The Autobiography of Calvin Coolidge by Calvin Coolidge (1872-1933) with introduction and footnotes by Amity Shlaes and Matthew Denhart
Calvin Coolidge became the 30th president of the United States on August 3, 1923 upon the death of President Warren G. Harding. He ran for reelection in 1924 and served one full term of his own. He did not seek reelection in 1928. To give some context of his time, Coolidge was the first president whose inauguration address was broadcast nationwide on the radio, and he was the first president to make a transatlantic telephone call.
A Full Life: Reflections at 90 by Jimmy Carter (1924-2024)
Jimmy Carter was born on October 1, 1924 and was elected the 39th president of the United States in 1976. The world has changed a lot in the 100 years since Carter grew up in the segregated south. At the same time, many of the issues he writes about sound quite familiar, such as inflation, contested elections, and conflict in the Middle East.
I was surprised by Carter’s emphasis on fiscal discipline—something we haven’t seen in recent administrations. (At the end of the Carter administration, the national debt to GDP ratio was 32%. In 2022 it was 123%.) What also stands out is Carter’s cooperative relationships with presidents Gerald Ford and George H.W. Bush, in stark contrast to more recent polarization.
The Profession: a Memoir of Community, Race, and the Arc of Policing in America by Bill Bratton with Peter Knobler
Bill Bratton was sworn in as a Boston police officer in 1970 and rose to become chief or commissioner of six major police departments in three different states. He deserves a lot of credit for dramatically reducing crime, most notably as New York City Transit Police chief in the early 1990s and as commissioner of the NYPD in the mid-1990s.
Chapters two through six cover Bratton’s career through his first stint as NYPD commissioner until his falling out with Mayor Giuliani—basically a retelling of Bratton’s first book, Turnaround. Chapter seven covers his years as chief of LAPD; the writers were sloppy with the details in this chapter. Chapter eight is about Bratton’s second turn as NYPD commissioner under Mayor de Blasio.

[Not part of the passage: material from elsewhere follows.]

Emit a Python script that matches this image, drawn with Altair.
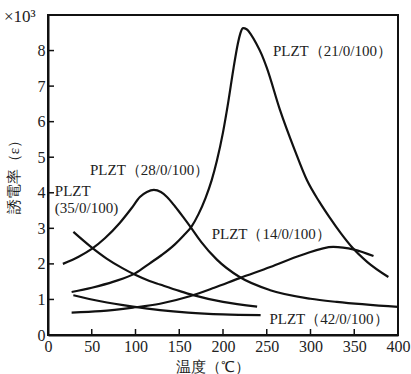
import altair as alt
import pandas as pd

# ---- data ----
names = ["21", "28", "35", "42", "14"]

x21 = [27, 50, 75, 100, 116, 130, 145, 155, 164, 172, 180, 187, 193, 200, 206, 212, 217, 220, 223, 227, 232, 238, 244, 250, 265, 282, 296, 310, 322, 335, 347, 365, 389]
y21 = [1.21, 1.33, 1.5, 1.74, 2.01, 2.25, 2.55, 2.8, 3.05, 3.4, 3.85, 4.35, 4.9, 5.7, 6.55, 7.5, 8.2, 8.5, 8.63, 8.6, 8.45, 8.2, 7.9, 7.52, 6.34, 5.2, 4.35, 3.75, 3.3, 2.85, 2.48, 2.05, 1.63]

x28 = [17, 35, 50, 65, 82, 95, 105, 113, 121, 129, 136, 145, 155, 164, 175, 193, 219, 254, 300, 330, 400]
y28 = [2.0, 2.2, 2.42, 2.72, 3.15, 3.55, 3.88, 4.02, 4.08, 4.02, 3.88, 3.62, 3.3, 3.0, 2.62, 2.12, 1.63, 1.26, 1.02, 0.93, 0.79]

x35 = [29, 48, 67, 85, 99, 116, 128, 150, 166, 200, 239]
y35 = [2.9, 2.5, 2.15, 1.88, 1.7, 1.52, 1.42, 1.24, 1.12, 0.93, 0.8]

x42 = [29, 60, 97, 128, 160, 200, 243]
y42 = [1.12, 0.95, 0.8, 0.7, 0.63, 0.58, 0.56]

x14 = [27, 60, 97, 128, 162, 190, 219, 254, 290, 326, 350, 372]
y14 = [0.63, 0.67, 0.77, 0.88, 1.09, 1.33, 1.6, 1.91, 2.25, 2.48, 2.4, 2.22]

label_text = ["PLZT（21/0/100）", "PLZT（28/0/100）", "PLZT", "(35/0/100)", "PLZT（14/0/100）", "PLZT（42/0/100）"]
label_x = [257, 48, 7.8, 7.8, 187, 253]
label_y = [7.98, 4.64, 4.05, 3.56, 2.83, 0.46]

x_ticks = [0, 50, 100, 150, 200, 250, 300, 350, 400]
y_ticks = [0, 1, 2, 3, 4, 5, 6, 7, 8]
x_inner_ticks = [50, 100, 150, 200, 250, 300, 350]
y_inner_ticks = [1, 2, 3, 4, 5, 6, 7, 8]

# ---- build tables ----
rows = []
for n, xs, ys in zip(names, [x21, x28, x35, x42, x14], [y21, y28, y35, y42, y14]):
    for xv, yv in zip(xs, ys):
        rows.append({"series": n, "x": xv, "y": yv})
df = pd.DataFrame(rows)
labels = pd.DataFrame({"t": label_text, "x": label_x, "y": label_y})

SERIF = "Liberation Serif"
W, H = 350, 320

xscale = alt.Scale(domain=[0, 400], nice=False, zero=False)
yscale = alt.Scale(domain=[0, 9], nice=False, zero=False)
xaxis = alt.Axis(values=x_ticks, title="温度（℃）", ticks=False, labelPadding=3, titleX=164, titleY=31,
                 titleBaseline="middle", titleAlign="center", grid=False, labelFlush=False)
yaxis = alt.Axis(values=y_ticks, title="誘電率（ε）", ticks=False, labelPadding=3, titleX=-35, titleY=158,
                 titleBaseline="middle", titleAlign="center", grid=False, labelFlush=False)

lines = alt.Chart(df).mark_line(color="#111", strokeWidth=2.2, interpolate="monotone").encode(
    x=alt.X("x:Q", scale=xscale, axis=xaxis),
    y=alt.Y("y:Q", scale=yscale, axis=yaxis),
    detail="series:N",
)

xt = alt.Chart(pd.DataFrame({"x": x_inner_ticks})).mark_rule(color="#111", strokeWidth=1.5).encode(
    x=alt.X("x:Q", scale=xscale, axis=xaxis), y=alt.value(H), y2=alt.value(H - 6))
yt = alt.Chart(pd.DataFrame({"y": y_inner_ticks})).mark_rule(color="#111", strokeWidth=1.5).encode(
    y=alt.Y("y:Q", scale=yscale, axis=yaxis), x=alt.value(0), x2=alt.value(6))

txt = alt.Chart(labels).mark_text(align="left", baseline="middle", font=SERIF, fontSize=15,
                                  color="#222").encode(
    x=alt.X("x:Q", scale=xscale, axis=xaxis), y=alt.Y("y:Q", scale=yscale, axis=yaxis), text="t:N")

unit = alt.Chart(pd.DataFrame({"t": ["×10³"]})).mark_text(align="left", baseline="middle", font=SERIF,
                                                           fontSize=17, color="#222").encode(
    x=alt.value(-44), y=alt.value(2), text="t:N")

chart = alt.layer(lines, xt, yt, txt, unit).properties(
    width=W, height=H,
    autosize=alt.AutoSizeParams(type="none"),
    padding={"left": 48, "top": 15, "right": 13, "bottom": 39},
).configure_view(stroke="#111", strokeWidth=2).configure_axis(
    domainColor="#111", domainWidth=2, labelFont=SERIF, labelFontSize=16, labelColor="#222",
    titleFont=SERIF, titleFontSize=15, titleColor="#222", titleFontWeight="normal",
)

chart.save("out.html", embed_options={"renderer": "svg", "actions": False})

The remainder of the book deals with contemporary issues related to race, implicit bias, terrorism, and the defund-the-police movement. I imagine Bratton wrote this book out of frustration with the anti-police climate and the resulting unraveling of 25+ years of crime reduction. It is extremely informative and he offers a valuable perspective. I read all 476 pages with great interest.
Always Look on the Bright Side of Life: A Sortabiography by Eric Idle
This is an autobiography of a very funny writer and performer. The book includes many stories of how Monty Python projects came to be. But it is also the story of friendships and the healing power of comedy.
Turnaround: How America’s Top Cop Reversed the Crime Epidemic by William J. Bratton
I think of Turnaround as a management book by a highly-accomplished chief executive (police) officer. The book reads like an autobiography, from Bill Bratton’s childhood in Boston, until after his falling out with Rudy Guiliani. Through his experiences, I learned a lot about police work and his management style
It Worked For Me: In Life and Leadership by Colin Powell with Tony Koltz
Few people have the range of experiences of Colin Powell (1937-2021): from janitor of a Pepsi bottler to National Security Advisor, from Chairman of the Joint Chiefs to Secretary of State. In It Worked For Me he shares stories in a conversational style, many of which include a leadership lesson. And yes, he also includes a chapter on his infamous United Nation presentation, arguably the low point of his career.
It was interesting to hear what it was like to work with Ronald Reagan. In the chapter called Squirrels, Reagan seemed detached from the dilemma Powell was explaining to him (he seemed more interested in the squirrels outside his window), but upon reflection Powell figured out that Reagan wanted his subordinates to make their own decisions. In a separate incident involving a confrontation between U.S. and Iranian naval forces, Reagan was very decisive in his presidential decision when the matter required his approval.